While over time my wife has acclimated a bit to me being dressed she still does not want anyone to learn that I am a CD. When we lived in the house we were somewhat isolated. We were down a long driveway on a small road with only a handful of other houses. When I would dress my wife was always running around closing the curtains even though there was no real way passers by if any, would be able to see in.
She went on to say though, they have since moved to a more populated condo.
Recently on another site where I was commenting on gender differences, a generic went out of her way to agree with my comments but prefaced it all with she was a Christian and didn't agree with my lifestyle. Believe it or not, I never waded back in.
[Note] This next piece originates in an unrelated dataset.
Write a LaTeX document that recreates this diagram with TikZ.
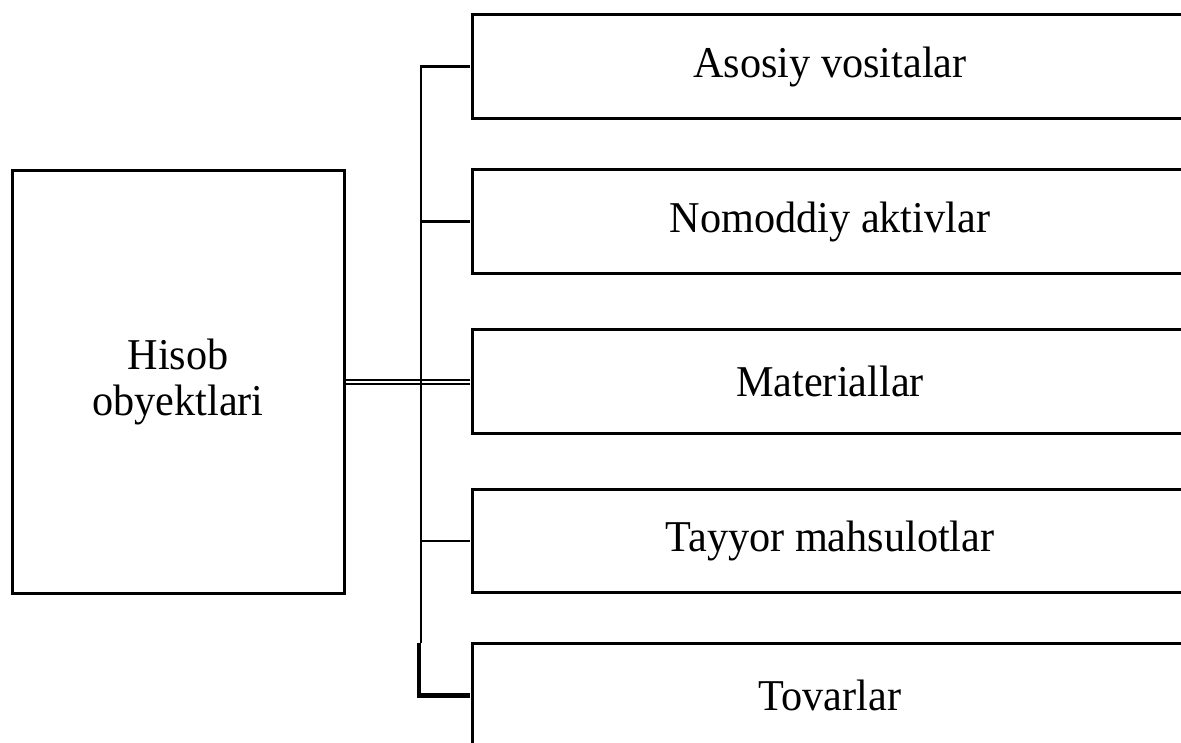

My point is, if a spouse truly believes her faith precludes loving and accepting all, she will never accept a cross dressing spouse - let alone a transgender one.
I also know though, what an incredibly selfish gender journey we embark on. Many times, not understanding all of it ourselves, let alone expect a loved one to embrace it. Plus, for most of us, the more we experience the girl's sandbox-the more we want.
Personally, I have a whole box of envelopes I have pushed over many edges during my life but my transgender experience was far and away the most powerful. My wife and I made it 25 years, and if I was her, I would kicked me out after year one. Which makes her a better person than I. On the other hand, she made me the woman I am today and Liz brought her out.
This post could go on forever and is as complex as any I could write. Maybe we could just make it into some sort of Condo game show? Pick this envelope and see what's in it?